Книжная иллюстрация — произведение монументального искусства?
Это отсылка к Фаворскому, он сравнивал работу с книгой и иллюстрацией с монументальным искусством, так как книжная иллюстрация тесно связана с архитектурой книги, шрифтом и всеми составными элементами. Это очень близко монументальному искусству, потому что барельеф и фрески тоже вписывают в пространство с учетом его остальных частей. Их нельзя просто вырвать из контекста, потому что все сбалансированно и связано пластически.
Жизнь после или поездка на соляное озеро, 2022, 297х420мм
Расскажи, что вдохновляет тебя сейчас?
Самая вдохновляющая и неиссякаемая тема – это трещины в повседневности из которых мерцают нетипичные ситуации. Такой магический реализм, который обволакивает и делает все немного волшебным и манящим.
Еще я бы выделила тему преемственности и взаимоотношений поколений, думаю это связанно с взрослением и переосмыслением прошлого и, видимо, личным опытом родительства.
В вышеупомянутой серии «Танец для кошки» эта тема как раз проходит как сквозная. Также я часто возвращаюсь ситуации праздника, который закончился, я бы тоже выделила ее как тему. Такой мир на паузе, остались атрибуты праздника или вечеринки, но никто не веселится. Внутренний диалог остановился и персонажи созерцают себя и свои состояния в окружении обломков прошлого.

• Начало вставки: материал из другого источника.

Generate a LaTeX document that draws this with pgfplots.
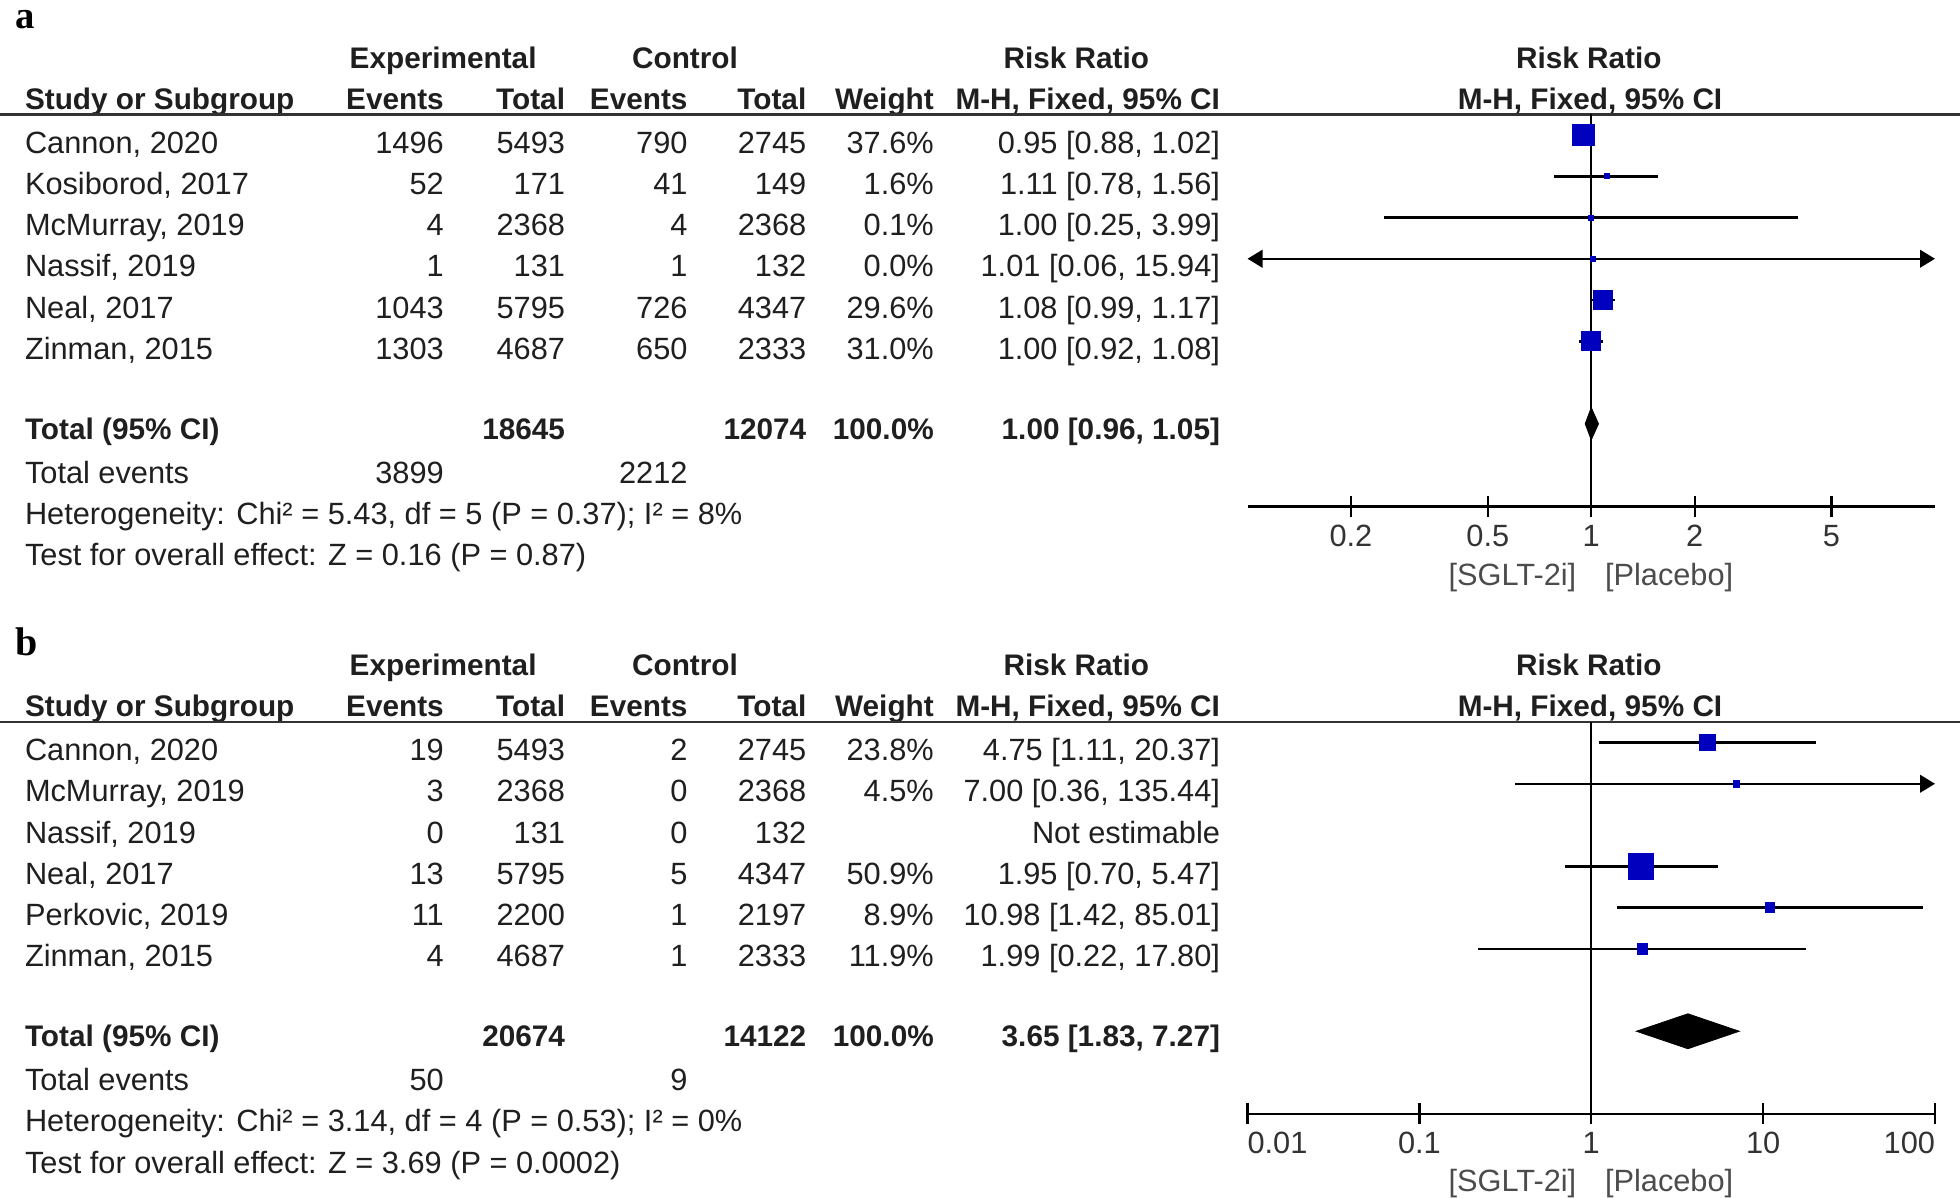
\documentclass[border=0pt]{standalone}
\usepackage{fontspec}
\setmainfont{Liberation Sans}
\newfontfamily\serifb{Liberation Serif}
\usepackage{pgfplots}
\pgfplotsset{compat=1.18}
\usetikzlibrary{arrows.meta}
\definecolor{rvblue}{RGB}{0,0,190}
\newcommand{\rf}{\fontsize{12.3}{14}\selectfont}
\newcommand{\hf}{\fontsize{11.9}{14}\selectfont\bfseries}
\pgfplotsset{rvforest/.style={
  scale only axis, width=275pt, height=156.75pt,
  axis x line*=bottom, axis y line=none,
  xminorticks=false, tick align=center, major tick length=8.5pt,
  every tick/.style={black, line width=0.9pt},
  x axis line style={black, line width=1pt},
  xticklabel style={font=\rf, text=black!80, anchor=base, yshift=-11.75pt},
  clip=false}}
% one study row: baseline, name, exp events, exp total, ctrl events, ctrl total, weight, RR [CI]
\newcommand{\srow}[8]{%
  \node[anchor=base west] at (20,-#1) {\rf #2};
  \node[anchor=base east] at (355,-#1) {\rf #3};
  \node[anchor=base east] at (452,-#1) {\rf #4};
  \node[anchor=base east] at (550,-#1) {\rf #5};
  \node[anchor=base east] at (645,-#1) {\rf #6};
  \node[anchor=base east] at (747,-#1) {\rf #7};
  \node[anchor=base east] at (976,-#1) {\rf #8};}
% headers at baseline #1 (first line), #2 (second line), rule at #3
\newcommand{\heads}[3]{%
  \node[anchor=base] at (354.5,-#1) {\hf Experimental};
  \node[anchor=base] at (548,-#1) {\hf Control};
  \node[anchor=base] at (861,-#1) {\hf Risk Ratio};
  \node[anchor=base] at (1271,-#1) {\hf Risk Ratio};
  \node[anchor=base west] at (20,-#2) {\hf Study or Subgroup};
  \node[anchor=base east] at (355,-#2) {\hf Events};
  \node[anchor=base east] at (452,-#2) {\hf Total};
  \node[anchor=base east] at (550,-#2) {\hf Events};
  \node[anchor=base east] at (645,-#2) {\hf Total};
  \node[anchor=base east] at (747,-#2) {\hf Weight};
  \node[anchor=base east] at (976,-#2) {\hf M-H, Fixed, 95\% CI};
  \node[anchor=base] at (1272,-#2) {\hf M-H, Fixed, 95\% CI};
  \draw[black!80, line width=1.1pt] (0,-#3) -- (1568,-#3);}
\begin{document}
\begin{tikzpicture}[x=0.5pt,y=0.5pt, every node/.style={inner sep=0pt, outer sep=0pt, text=black!88}]
\useasboundingbox (0,0) rectangle (1568,-958);

% ================= panel a =================
\node[anchor=base west, text=black] at (12,-23) {\serifb\fontsize{15.5}{17}\selectfont\bfseries a};
\heads{54.5}{87.5}{91.5}
\srow{122.5}{Cannon, 2020}{1496}{5493}{790}{2745}{37.6\%}{0.95 [0.88, 1.02]}
\srow{155.5}{Kosiborod, 2017}{52}{171}{41}{149}{1.6\%}{1.11 [0.78, 1.56]}
\srow{188.5}{McMurray, 2019}{4}{2368}{4}{2368}{0.1\%}{1.00 [0.25, 3.99]}
\srow{221.5}{Nassif, 2019}{1}{131}{1}{132}{0.0\%}{1.01 [0.06, 15.94]}
\srow{254.5}{Neal, 2017}{1043}{5795}{726}{4347}{29.6\%}{1.08 [0.99, 1.17]}
\srow{287.5}{Zinman, 2015}{1303}{4687}{650}{2333}{31.0\%}{1.00 [0.92, 1.08]}
\node[anchor=base west] at (20,-351.5) {\hf Total (95\% CI)};
\node[anchor=base east] at (452,-351.5) {\hf 18645};
\node[anchor=base east] at (645,-351.5) {\hf 12074};
\node[anchor=base east] at (747,-351.5) {\hf 100.0\%};
\node[anchor=base east] at (976,-351.5) {\hf 1.00 [0.96, 1.05]};
\node[anchor=base west] at (20,-386.5) {\rf Total events};
\node[anchor=base east] at (355,-386.5) {\rf 3899};
\node[anchor=base east] at (550,-386.5) {\rf 2212};
\node[anchor=base west] at (20,-419.5) {\rf Heterogeneity: Chi² = 5.43, df = 5 (P = 0.37); I² = 8\%};
\node[anchor=base west] at (20,-452.5) {\rf Test for overall effect: Z = 0.16 (P = 0.87)};
\node[anchor=base east, text=black!70] at (1261,-468) {\rf [SGLT-2i]};
\node[anchor=base west, text=black!70] at (1284,-468) {\rf [Placebo]};

\begin{axis}[rvforest, xmode=log, at={(499pt,-202.5pt)}, anchor=south west,
  xmin=0.1, xmax=10, ymin=-405, ymax=-91.5,
  xtick={0.2,0.5,1,2,5}, xticklabels={0.2,0.5,1,2,5}]
  \addplot[black, line width=0.9pt] coordinates {(1,-91.5) (1,-405)};
  % confidence intervals
  \addplot[black, line width=1pt] coordinates {(0.88,-108) (1.02,-108)};
  \addplot[black, line width=1pt] coordinates {(0.78,-141) (1.56,-141)};
  \addplot[black, line width=1pt] coordinates {(0.25,-174) (3.99,-174)};
  % Nassif: 0.06 to 15.94, beyond the axis on both sides
  \addplot[black, line width=1pt, {Triangle[length=6pt,width=7pt]}-{Triangle[length=6pt,width=7pt]}] coordinates {(0.1,-207) (10,-207)};
  \addplot[black, line width=1pt] coordinates {(0.99,-240) (1.17,-240)};
  \addplot[black, line width=1pt] coordinates {(0.92,-273) (1.08,-273)};
  % point estimates
  \addplot[only marks, mark=square*, color=rvblue, mark size=4.25pt] coordinates {(0.95,-108)};
  \addplot[only marks, mark=square*, color=rvblue, mark size=1pt] coordinates {(1.11,-141)};
  \addplot[only marks, mark=square*, color=rvblue, mark size=1pt] coordinates {(1.00,-174)};
  \addplot[only marks, mark=square*, color=rvblue, mark size=1pt] coordinates {(1.01,-207)};
  \addplot[only marks, mark=square*, color=rvblue, mark size=3.75pt] coordinates {(1.08,-240)};
  \addplot[only marks, mark=square*, color=rvblue, mark size=3.8pt] coordinates {(1.00,-273)};
  % pooled estimate
  \addplot[fill=black, draw=black, line width=0.3pt] coordinates {(0.96,-339) (1.00,-326) (1.05,-339) (1.00,-352)} -- cycle;
\end{axis}

% ================= panel b =================
\node[anchor=base west, text=black] at (12,-524) {\serifb\fontsize{16}{17}\selectfont\bfseries b};
\heads{540.5}{573.5}{577.5}
\srow{608.5}{Cannon, 2020}{19}{5493}{2}{2745}{23.8\%}{4.75 [1.11, 20.37]}
\srow{641.5}{McMurray, 2019}{3}{2368}{0}{2368}{4.5\%}{7.00 [0.36, 135.44]}
\srow{674.5}{Nassif, 2019}{0}{131}{0}{132}{}{Not estimable}
\srow{707.5}{Neal, 2017}{13}{5795}{5}{4347}{50.9\%}{1.95 [0.70, 5.47]}
\srow{740.5}{Perkovic, 2019}{11}{2200}{1}{2197}{8.9\%}{10.98 [1.42, 85.01]}
\srow{773.5}{Zinman, 2015}{4}{4687}{1}{2333}{11.9\%}{1.99 [0.22, 17.80]}
\node[anchor=base west] at (20,-837.5) {\hf Total (95\% CI)};
\node[anchor=base east] at (452,-837.5) {\hf 20674};
\node[anchor=base east] at (645,-837.5) {\hf 14122};
\node[anchor=base east] at (747,-837.5) {\hf 100.0\%};
\node[anchor=base east] at (976,-837.5) {\hf 3.65 [1.83, 7.27]};
\node[anchor=base west] at (20,-872.5) {\rf Total events};
\node[anchor=base east] at (355,-872.5) {\rf 50};
\node[anchor=base east] at (550,-872.5) {\rf 9};
\node[anchor=base west] at (20,-905.5) {\rf Heterogeneity: Chi² = 3.14, df = 4 (P = 0.53); I² = 0\%};
\node[anchor=base west] at (20,-938.5) {\rf Test for overall effect: Z = 3.69 (P = 0.0002)};
\node[anchor=base east, text=black!70] at (1261,-953) {\rf [SGLT-2i]};
\node[anchor=base west, text=black!70] at (1284,-953) {\rf [Placebo]};

\begin{axis}[rvforest, xmode=log, at={(499pt,-445.5pt)}, anchor=south west,
  xmin=0.01, xmax=100, ymin=-891, ymax=-577.5,
  xtick={0.01,0.1,1,10,100},
  xticklabels={\makebox[0pt][l]{0.01},0.1,1,10,\makebox[0pt][r]{100}}]
  \addplot[black, line width=0.7pt] coordinates {(1,-577.5) (1,-891)};
  % confidence intervals
  \addplot[black, line width=1pt] coordinates {(1.11,-594) (20.37,-594)};
  % McMurray: 0.36 to 135.44, beyond the axis on the right
  \addplot[black, line width=1pt, -{Triangle[length=6pt,width=7pt]}] coordinates {(0.36,-627) (100,-627)};
  \addplot[black, line width=1pt] coordinates {(0.70,-693) (5.47,-693)};
  \addplot[black, line width=1pt] coordinates {(1.42,-726) (85.01,-726)};
  \addplot[black, line width=1pt] coordinates {(0.22,-759) (17.80,-759)};
  % point estimates
  \addplot[only marks, mark=square*, color=rvblue, mark size=3.25pt] coordinates {(4.75,-594)};
  \addplot[only marks, mark=square*, color=rvblue, mark size=1.3pt] coordinates {(7.00,-627)};
  \addplot[only marks, mark=square*, color=rvblue, mark size=5.1pt] coordinates {(1.95,-693)};
  \addplot[only marks, mark=square*, color=rvblue, mark size=1.9pt] coordinates {(10.98,-726)};
  \addplot[only marks, mark=square*, color=rvblue, mark size=2.15pt] coordinates {(1.99,-759)};
  % pooled estimate
  \addplot[fill=black, draw=black, line width=0.3pt] coordinates {(1.83,-825) (3.65,-811) (7.27,-825) (3.65,-839)} -- cycle;
\end{axis}
\end{tikzpicture}
\end{document}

Я пригласила тебя участвовать в выставке «Мальчики встречают девочек» от своей галереи murmure, специализирующейся на женщинах-художницах. Последние годы ты была в декрете с маленьким ребенком. Ты даже указала это в своем портфолио. Значит ли это, что став матерью что-то изменилось в тебе как художнике?
В списке выставок в моем cv довольно явно не хватало нескольких лет и я поняла, что важно указать, что в это время я трудилась на фул тайме.
Декретный период и жизнь с новым человеком довольно сильно изменили мое восприятие себя и мира.
Этот период буквально перестроил мой взгляд на роль женщины в том смысле, насколько это сложный и энергозатратный процесс. Он требует полной вовлечённости и отдачи, в этом есть определенные пересечения с практикой создания произведения, но с поправкой, что нельзя сделать паузу. Но, каким бы сложным не было родительство, оно обогащает и расширяет примерно так же как и высшее образование. Открываются новые пространства для рефлексии и осознания, которые расширяют художественную практику.
инсталляция, 2015
Раньше основными героями в моих работах были девушки, сконцентрированные на себе, в каждую из них я буквально встраивала взгляд внутрь себя. Они были похожи на идеальные скульптуры или иконописные силуэты. С появлением ребенка на моих работах начали появляться деформированные тела женщин, буквально перекрученные и вывернутые. Через какое-то время женские тела стабилизировались вместе с моим состоянием и принятием новой жизни. Они перестали быть такими безупречными, какими были раньше, их позы стали более расслабленными и рядом с ними появился ребенок. Перестав смотреть только внутрь себя и их фокус внимания расширился.